The exhibit will be on display from September 13 to October 11, 2024. Other than the Opening Reception, access to the gallery is by appointment only. Please call 610-705-1040 in advance to request an appointment.  

About the Artist 
Hong-Bich Huynh Vernon was born in Nha Trang, Vietnam, in 1960. When Saigon fell in April 1975, she and her family fled as refugees to the United States. Hong-Bich holds an M.F.A. from the Pennsylvania Academy of the Fine Arts, where she received the Neill/Rubin and Kathleen Bunkey Frame Memorial Awards. She also earned a B.A. from Webster University and an A.A. from the Art Institute of Pittsburgh. In her paintings, prints, and installations, Hong-Bich explores the psychological dimensions of exile.
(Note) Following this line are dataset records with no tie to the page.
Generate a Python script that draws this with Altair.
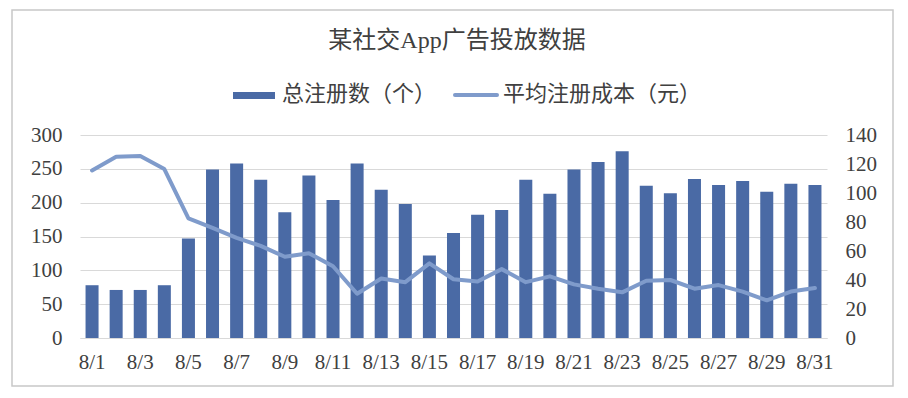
import altair as alt
import pandas as pd

days = ["8/1", "8/2", "8/3", "8/4", "8/5", "8/6", "8/7", "8/8", "8/9", "8/10",
        "8/11", "8/12", "8/13", "8/14", "8/15", "8/16", "8/17", "8/18", "8/19", "8/20",
        "8/21", "8/22", "8/23", "8/24", "8/25", "8/26", "8/27", "8/28", "8/29", "8/30", "8/31"]
registrations = [78, 71, 71, 78, 147, 249, 258, 234, 186, 240,
                 204, 258, 219, 198, 122, 155, 182, 189, 234, 213,
                 249, 260, 276, 225, 214, 235, 226, 232, 216, 228, 226]
avg_cost = [115.5, 125, 125.5, 116.5, 82.5, 76, 69, 63.5, 56, 58.5,
            49.5, 30.5, 41, 38.5, 51.5, 40.5, 39, 47.5, 38.5, 42.5,
            37, 34, 31.5, 39.5, 40, 34, 36.5, 32, 26, 32, 34.5]
series_names = ["总注册数（个）", "平均注册成本（元）"]
title_text = "某社交App广告投放数据"
left_ticks = [0, 50, 100, 150, 200, 250, 300]
right_ticks = [0, 20, 40, 60, 80, 100, 120, 140]

BAR_COLOR = "#4A6AA5"
LINE_COLOR = "#7F9BCB"
TEXT_COLOR = "#404040"
GRID_COLOR = "#d9d9d9"
FONT = "Liberation Serif, Noto Sans CJK SC"
NUM_FONT = "Liberation Serif"

df = pd.DataFrame({"day": days, "reg": registrations, "cost": avg_cost})

W, H = 747, 203

xenc = alt.X("day:N", sort=days,
             scale=alt.Scale(paddingInner=0.46, paddingOuter=0.23),
             axis=alt.Axis(title=None, values=days[::2], labelAngle=0,
                           ticks=False, domainColor=GRID_COLOR, domainWidth=1,
                           labelPadding=13, labelFontSize=21, labelFont=NUM_FONT,
                           labelColor=TEXT_COLOR, grid=False))

bars = alt.Chart(df).mark_bar(color=BAR_COLOR).encode(
    x=xenc,
    y=alt.Y("reg:Q", scale=alt.Scale(domain=[0, 300], nice=False),
            axis=alt.Axis(title=None, values=left_ticks, grid=True,
                          gridColor=GRID_COLOR, gridWidth=1, domain=False,
                          ticks=False, labelPadding=18, labelFontSize=21,
                          labelFont=NUM_FONT, labelColor=TEXT_COLOR, orient="left")),
)

line = alt.Chart(df).mark_line(color=LINE_COLOR, strokeWidth=4,
                               strokeCap="round", strokeJoin="round").encode(
    x=xenc,
    y=alt.Y("cost:Q", scale=alt.Scale(domain=[0, 140], nice=False),
            axis=alt.Axis(title=None, values=right_ticks, grid=False,
                          domain=False, ticks=False, labelPadding=18,
                          labelFontSize=21, labelFont=NUM_FONT, labelAlign="left",
                          labelColor=TEXT_COLOR, orient="right")),
)

main = alt.layer(bars, line).resolve_scale(y="independent")

one = pd.DataFrame({"t": [title_text]})
title = alt.Chart(one).mark_text(fontSize=24, font=FONT, color=TEXT_COLOR,
                                 align="center", baseline="middle").encode(
    text="t:N", x=alt.value(377), y=alt.value(-94))

leg1 = pd.DataFrame({"t": [series_names[0]]})
leg2 = pd.DataFrame({"t": [series_names[1]]})
sw1 = alt.Chart(leg1).mark_rect(color=BAR_COLOR).encode(
    x=alt.value(153), x2=alt.value(195), y=alt.value(-43), y2=alt.value(-36))
tx1 = alt.Chart(leg1).mark_text(fontSize=22, font=FONT, color=TEXT_COLOR,
                                align="left", baseline="middle").encode(
    text="t:N", x=alt.value(202), y=alt.value(-41))
sw2 = alt.Chart(leg2).mark_rule(color=LINE_COLOR, strokeWidth=4, strokeCap="round").encode(
    x=alt.value(375), x2=alt.value(417), y=alt.value(-40))
tx2 = alt.Chart(leg2).mark_text(fontSize=22, font=FONT, color=TEXT_COLOR,
                                align="left", baseline="middle").encode(
    text="t:N", x=alt.value(423), y=alt.value(-41))

border = alt.Chart(one).mark_rect(fill="transparent", stroke="#c8c8c8",
                                  strokeWidth=1.5).encode(
    x=alt.value(-68), x2=alt.value(813), y=alt.value(-125), y2=alt.value(251))

chart = alt.layer(main, border, title, sw1, tx1, sw2, tx2).properties(
    width=W, height=H,
    autosize=alt.AutoSizeParams(type="none"),
    padding={"left": 72, "top": 127, "right": 73, "bottom": 52},
    background="white",
).configure_view(strokeWidth=0)

chart.save("out.html", embed_options={"renderer": "svg", "actions": False})
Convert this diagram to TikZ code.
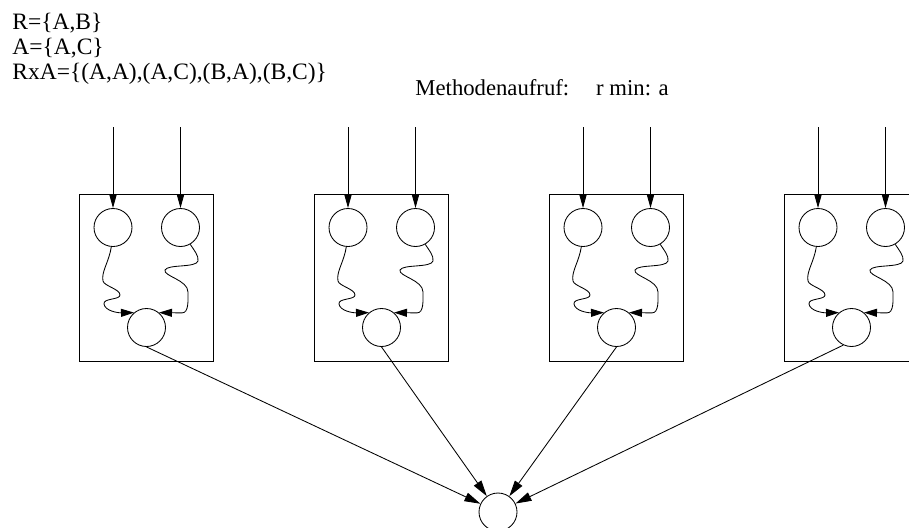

Her work challenges the shifting, fragmented memories of being uprooted and examines the ongoing consequences of forced displacement. Hong-Bich has lived and exhibited her work internationally in Malaysia, France, Sri Lanka, and Switzerland and attended artist residencies in France, Italy, and Japan. Her most recent exhibitions have been in Philadelphia at the Pennsylvania Academy of the Fine Arts, the Freeman Gallery, and the Marginal Utility Gallery. Hong-Bich currently resides in West Chester, Pa. 

About the Exhibition 
In this exhibition, artist Hong-Bich Huynh Vernon explores the multifaceted concept of Altogether Elsewhere, delving into the fractured realities of forced migration and exile. Born in Vietnam and having fled to the United States as a refugee in 1975, Hong-Bich's personal history deeply informs her work. Working intuitively from a process rooted in her materials, Hong-Bich creates a visual language that respects the long-standing traditions of painting and printmaking. She finds beauty and poetry in the translucency and fragility of handmade paper, contrasting it with the resilience and warmth of bamboo stalks.  This interplay of textures and properties mirrors the complexity of the refugee experience - vulnerability intertwined with strength. She often reuses, rearranges, and reframes previous works, combining them into new ideas that reflect the fluid nature of identity and belonging. Fraught with limitation and possibility, Hong-Bich's mixed media paintings and prints evoke a precarious life on the margin, reflecting the experience of displacement and reinvention. Hong-Bich illuminates the universal human resilience in forging connections amidst upheaval through this artistic exploration. Constructing freely between the figurative and the abstract, Hong Bich's work resonates with the complex experience of displacement, examining the ongoing consequences of forced migration and the need to re-establish oneself - an outsider now on the inside, yet still looking out while looking in.